What the task asks: Skipping all pictures, set down the lines of the listing from the first through the one with "import React from".

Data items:
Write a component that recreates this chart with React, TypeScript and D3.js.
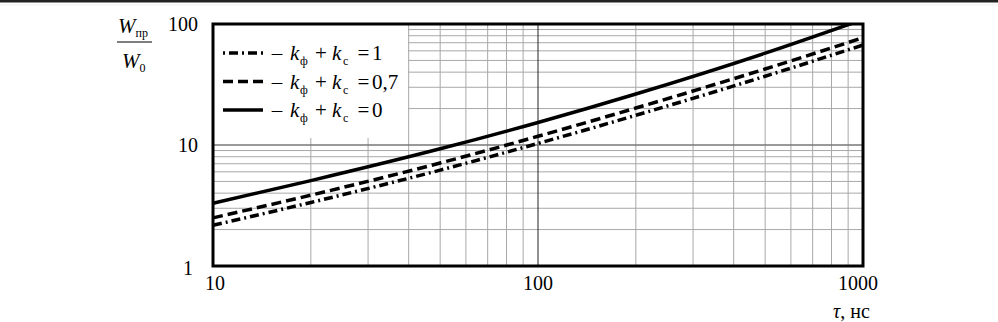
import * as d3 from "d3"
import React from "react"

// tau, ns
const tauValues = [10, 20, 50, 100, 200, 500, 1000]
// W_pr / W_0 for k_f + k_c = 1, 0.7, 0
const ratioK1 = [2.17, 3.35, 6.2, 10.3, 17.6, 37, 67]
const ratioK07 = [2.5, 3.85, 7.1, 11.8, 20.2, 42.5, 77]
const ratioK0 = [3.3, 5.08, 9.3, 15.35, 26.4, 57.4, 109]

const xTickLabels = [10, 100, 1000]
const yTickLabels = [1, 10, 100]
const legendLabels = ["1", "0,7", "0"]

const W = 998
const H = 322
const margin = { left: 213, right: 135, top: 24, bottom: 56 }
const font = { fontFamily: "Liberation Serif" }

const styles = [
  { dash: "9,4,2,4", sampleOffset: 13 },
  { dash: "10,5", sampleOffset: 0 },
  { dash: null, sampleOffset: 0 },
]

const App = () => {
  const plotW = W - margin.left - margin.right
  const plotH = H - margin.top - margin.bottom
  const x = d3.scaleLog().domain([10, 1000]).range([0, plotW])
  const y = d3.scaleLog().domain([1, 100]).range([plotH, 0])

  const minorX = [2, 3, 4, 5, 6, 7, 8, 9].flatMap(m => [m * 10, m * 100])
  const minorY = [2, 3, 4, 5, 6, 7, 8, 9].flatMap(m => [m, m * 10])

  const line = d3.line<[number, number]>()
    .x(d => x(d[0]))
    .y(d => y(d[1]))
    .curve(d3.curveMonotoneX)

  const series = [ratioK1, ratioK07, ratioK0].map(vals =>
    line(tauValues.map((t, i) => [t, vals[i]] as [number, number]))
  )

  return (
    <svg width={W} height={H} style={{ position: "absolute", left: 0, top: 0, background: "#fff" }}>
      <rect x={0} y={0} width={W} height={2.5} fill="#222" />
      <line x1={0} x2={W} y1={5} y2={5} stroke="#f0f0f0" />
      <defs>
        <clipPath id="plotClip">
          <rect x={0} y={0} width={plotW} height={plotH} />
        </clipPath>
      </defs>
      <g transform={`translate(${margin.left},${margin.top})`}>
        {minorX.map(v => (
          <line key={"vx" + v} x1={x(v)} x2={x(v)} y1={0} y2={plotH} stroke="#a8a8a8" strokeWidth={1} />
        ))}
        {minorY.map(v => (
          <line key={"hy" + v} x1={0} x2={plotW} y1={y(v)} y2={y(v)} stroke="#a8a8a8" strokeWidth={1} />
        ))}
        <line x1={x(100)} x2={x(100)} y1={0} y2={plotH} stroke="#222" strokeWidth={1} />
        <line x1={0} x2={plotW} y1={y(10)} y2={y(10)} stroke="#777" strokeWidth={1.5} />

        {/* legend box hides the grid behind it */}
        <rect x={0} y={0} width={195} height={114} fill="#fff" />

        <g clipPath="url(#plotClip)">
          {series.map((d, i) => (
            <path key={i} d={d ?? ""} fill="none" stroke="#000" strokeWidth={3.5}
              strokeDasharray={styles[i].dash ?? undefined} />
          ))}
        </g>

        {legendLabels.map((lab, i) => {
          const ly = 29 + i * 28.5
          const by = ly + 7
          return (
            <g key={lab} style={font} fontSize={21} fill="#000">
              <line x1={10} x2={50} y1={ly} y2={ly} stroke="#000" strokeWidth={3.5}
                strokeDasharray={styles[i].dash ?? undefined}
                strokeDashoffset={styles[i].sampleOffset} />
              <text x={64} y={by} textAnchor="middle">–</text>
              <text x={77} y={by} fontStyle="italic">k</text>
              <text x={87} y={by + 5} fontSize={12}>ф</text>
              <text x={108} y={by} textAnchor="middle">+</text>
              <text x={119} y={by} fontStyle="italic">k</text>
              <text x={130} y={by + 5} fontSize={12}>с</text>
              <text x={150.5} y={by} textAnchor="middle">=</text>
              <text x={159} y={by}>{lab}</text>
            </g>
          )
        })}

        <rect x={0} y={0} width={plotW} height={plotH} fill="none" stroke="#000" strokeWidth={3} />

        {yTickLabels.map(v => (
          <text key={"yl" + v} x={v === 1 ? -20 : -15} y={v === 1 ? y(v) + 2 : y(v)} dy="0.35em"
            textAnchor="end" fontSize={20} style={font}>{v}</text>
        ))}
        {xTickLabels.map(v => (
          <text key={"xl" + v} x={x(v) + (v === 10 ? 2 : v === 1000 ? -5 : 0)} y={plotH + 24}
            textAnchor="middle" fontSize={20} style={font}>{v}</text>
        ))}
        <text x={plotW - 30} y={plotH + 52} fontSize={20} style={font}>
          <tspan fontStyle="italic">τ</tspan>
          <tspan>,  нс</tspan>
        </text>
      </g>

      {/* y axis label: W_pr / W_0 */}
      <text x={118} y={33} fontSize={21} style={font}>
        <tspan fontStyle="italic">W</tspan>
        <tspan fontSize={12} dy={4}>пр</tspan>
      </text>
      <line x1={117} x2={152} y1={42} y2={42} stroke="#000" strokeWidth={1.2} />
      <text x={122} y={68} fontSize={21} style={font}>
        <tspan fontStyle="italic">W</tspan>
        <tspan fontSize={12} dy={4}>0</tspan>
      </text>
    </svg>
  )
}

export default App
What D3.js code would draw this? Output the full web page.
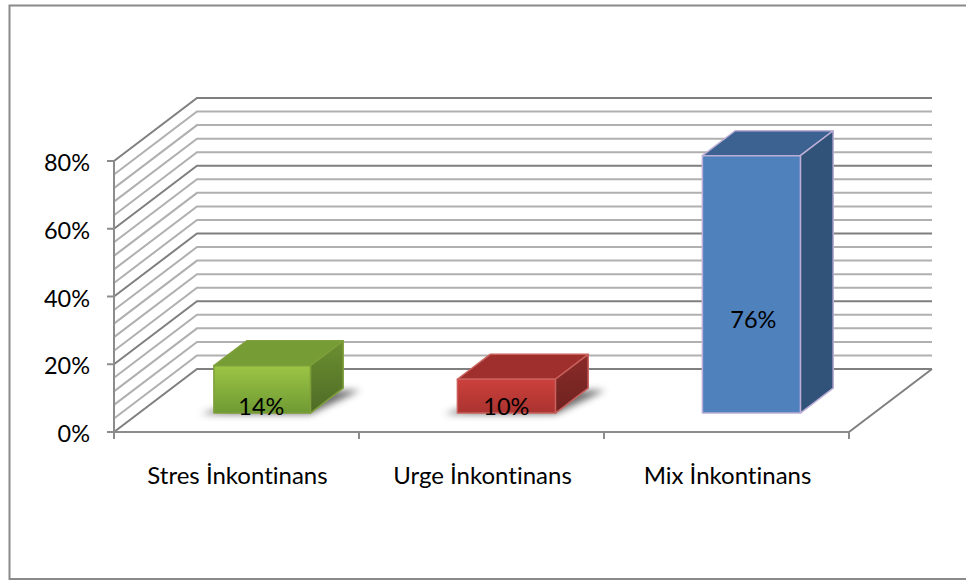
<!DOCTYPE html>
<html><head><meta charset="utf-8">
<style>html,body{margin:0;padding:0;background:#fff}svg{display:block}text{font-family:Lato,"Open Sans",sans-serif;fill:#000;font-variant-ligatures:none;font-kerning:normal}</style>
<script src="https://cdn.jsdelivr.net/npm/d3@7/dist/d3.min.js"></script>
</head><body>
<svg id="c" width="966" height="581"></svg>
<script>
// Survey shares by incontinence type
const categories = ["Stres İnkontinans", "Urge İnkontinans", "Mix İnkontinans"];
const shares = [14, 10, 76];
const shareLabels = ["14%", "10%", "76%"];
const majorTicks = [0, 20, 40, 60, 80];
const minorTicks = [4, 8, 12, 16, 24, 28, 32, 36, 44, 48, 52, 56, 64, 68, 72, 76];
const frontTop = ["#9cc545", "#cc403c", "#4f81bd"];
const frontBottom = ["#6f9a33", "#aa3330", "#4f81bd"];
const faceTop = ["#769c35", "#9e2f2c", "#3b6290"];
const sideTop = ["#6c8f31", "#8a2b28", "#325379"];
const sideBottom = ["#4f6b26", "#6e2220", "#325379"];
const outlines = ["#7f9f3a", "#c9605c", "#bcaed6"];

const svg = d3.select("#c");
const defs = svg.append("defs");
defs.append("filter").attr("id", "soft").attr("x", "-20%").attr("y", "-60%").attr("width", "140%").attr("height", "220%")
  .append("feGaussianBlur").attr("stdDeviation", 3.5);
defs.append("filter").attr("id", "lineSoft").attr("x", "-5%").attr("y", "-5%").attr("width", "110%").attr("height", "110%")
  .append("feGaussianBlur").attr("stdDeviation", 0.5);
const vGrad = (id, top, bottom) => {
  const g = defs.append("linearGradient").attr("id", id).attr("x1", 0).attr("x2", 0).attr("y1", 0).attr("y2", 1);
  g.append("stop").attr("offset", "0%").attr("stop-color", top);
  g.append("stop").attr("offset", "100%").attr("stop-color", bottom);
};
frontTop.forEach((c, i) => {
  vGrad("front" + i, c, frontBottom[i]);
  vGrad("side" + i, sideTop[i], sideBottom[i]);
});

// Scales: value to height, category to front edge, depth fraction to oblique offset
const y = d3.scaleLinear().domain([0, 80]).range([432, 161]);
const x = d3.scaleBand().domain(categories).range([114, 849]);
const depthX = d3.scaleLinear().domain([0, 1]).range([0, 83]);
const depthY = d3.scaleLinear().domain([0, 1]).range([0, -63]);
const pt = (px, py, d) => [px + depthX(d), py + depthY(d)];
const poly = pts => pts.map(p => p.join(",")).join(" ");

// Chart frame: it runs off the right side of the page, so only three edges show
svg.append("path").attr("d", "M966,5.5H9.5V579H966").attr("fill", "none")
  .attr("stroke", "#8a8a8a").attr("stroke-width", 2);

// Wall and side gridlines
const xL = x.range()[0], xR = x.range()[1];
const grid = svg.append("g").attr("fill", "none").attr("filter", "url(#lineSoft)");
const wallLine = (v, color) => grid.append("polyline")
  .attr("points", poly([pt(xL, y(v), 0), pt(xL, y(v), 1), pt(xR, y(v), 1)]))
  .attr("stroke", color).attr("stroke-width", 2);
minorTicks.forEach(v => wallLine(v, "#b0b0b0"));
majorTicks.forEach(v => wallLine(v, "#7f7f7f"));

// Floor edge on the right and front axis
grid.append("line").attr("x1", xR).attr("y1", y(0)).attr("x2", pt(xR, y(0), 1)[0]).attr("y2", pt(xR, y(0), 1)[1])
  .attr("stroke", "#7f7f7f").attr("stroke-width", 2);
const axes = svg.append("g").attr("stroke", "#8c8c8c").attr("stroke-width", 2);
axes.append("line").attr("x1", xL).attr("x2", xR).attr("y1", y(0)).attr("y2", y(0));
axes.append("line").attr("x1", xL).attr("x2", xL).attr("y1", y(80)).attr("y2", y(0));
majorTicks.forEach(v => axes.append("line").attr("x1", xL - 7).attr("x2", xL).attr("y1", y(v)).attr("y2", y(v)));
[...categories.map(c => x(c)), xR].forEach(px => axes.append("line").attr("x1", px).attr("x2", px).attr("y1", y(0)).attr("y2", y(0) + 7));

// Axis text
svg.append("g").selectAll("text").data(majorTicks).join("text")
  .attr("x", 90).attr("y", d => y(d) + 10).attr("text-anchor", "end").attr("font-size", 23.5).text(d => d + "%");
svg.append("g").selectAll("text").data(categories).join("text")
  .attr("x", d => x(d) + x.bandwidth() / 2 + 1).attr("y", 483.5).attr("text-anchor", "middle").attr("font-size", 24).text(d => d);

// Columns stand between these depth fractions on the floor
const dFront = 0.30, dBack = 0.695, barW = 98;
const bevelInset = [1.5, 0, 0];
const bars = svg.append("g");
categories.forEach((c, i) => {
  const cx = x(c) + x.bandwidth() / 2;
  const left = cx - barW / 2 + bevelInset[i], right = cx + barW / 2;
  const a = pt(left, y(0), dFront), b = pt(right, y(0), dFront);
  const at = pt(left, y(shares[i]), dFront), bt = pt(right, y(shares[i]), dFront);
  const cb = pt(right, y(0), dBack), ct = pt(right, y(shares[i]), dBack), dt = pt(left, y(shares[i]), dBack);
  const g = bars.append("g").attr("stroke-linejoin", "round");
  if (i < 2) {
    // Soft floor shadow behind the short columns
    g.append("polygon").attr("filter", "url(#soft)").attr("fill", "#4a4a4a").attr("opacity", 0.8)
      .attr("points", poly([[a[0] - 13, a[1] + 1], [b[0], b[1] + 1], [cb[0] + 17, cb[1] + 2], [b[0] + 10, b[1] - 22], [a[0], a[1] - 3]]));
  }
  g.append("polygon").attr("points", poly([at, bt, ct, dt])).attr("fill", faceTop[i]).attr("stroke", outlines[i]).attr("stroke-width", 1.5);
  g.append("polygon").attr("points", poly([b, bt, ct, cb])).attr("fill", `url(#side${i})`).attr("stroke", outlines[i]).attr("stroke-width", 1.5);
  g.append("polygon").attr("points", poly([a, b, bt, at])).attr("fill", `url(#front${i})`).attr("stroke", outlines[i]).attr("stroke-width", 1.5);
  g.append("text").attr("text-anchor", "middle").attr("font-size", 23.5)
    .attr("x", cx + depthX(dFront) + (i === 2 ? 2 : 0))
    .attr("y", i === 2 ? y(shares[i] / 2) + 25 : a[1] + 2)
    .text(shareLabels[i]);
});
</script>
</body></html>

Task response:
Write a component that recreates this chart with React, TypeScript and D3.js.
import * as d3 from "d3"
import React from "react"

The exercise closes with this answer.